The police investigation attempted to determine who made the decision to send the students on the trip, despite the inclement weather and flood warnings for the region. The road where the tragedy occurred had not been closed by police, and no special permits were needed from security authorities in order to hike there, but prosecutors rejected that as a claim by the two that they were not responsible for the tragedy.

Police sources said during the questioning that Kahan and Berdichev provided conflicting versions of who decided that the outing, in extremely rough weather, was appropriate. The Negev was inundated with rain, and the danger of flash floods was high – but according to Berdichev, Kahan was determined to go through with the trip. Kahan, on the other hand, accused Berdichev of hiding from him key information, such as an e-mail from the Meteortek weather forecasting service specifically warning against an outing to the area.

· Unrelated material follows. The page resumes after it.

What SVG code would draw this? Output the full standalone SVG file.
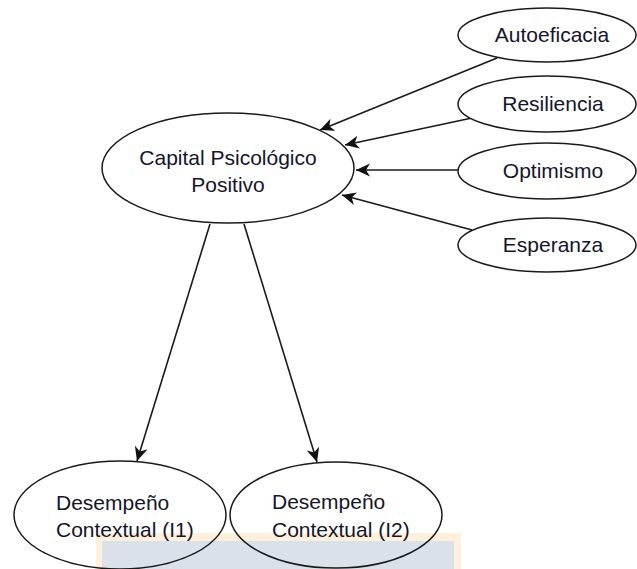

After the tragedy, Israeli media broadcast social media messages sent by youths on the bus, indicating that many of them were concerned over the bad weather. In their messages to family and friends, teens wrote messages including “everything here is yellow [from the dust], how can we hike here,” “who decided that today would be a good day for this,” and with one youth writing, “I don’t think we are going to come out of this alive.” Guides working for the school accompanying the teens responded by writing “don’t worry, we can handle this – it’s going to be a great experience.”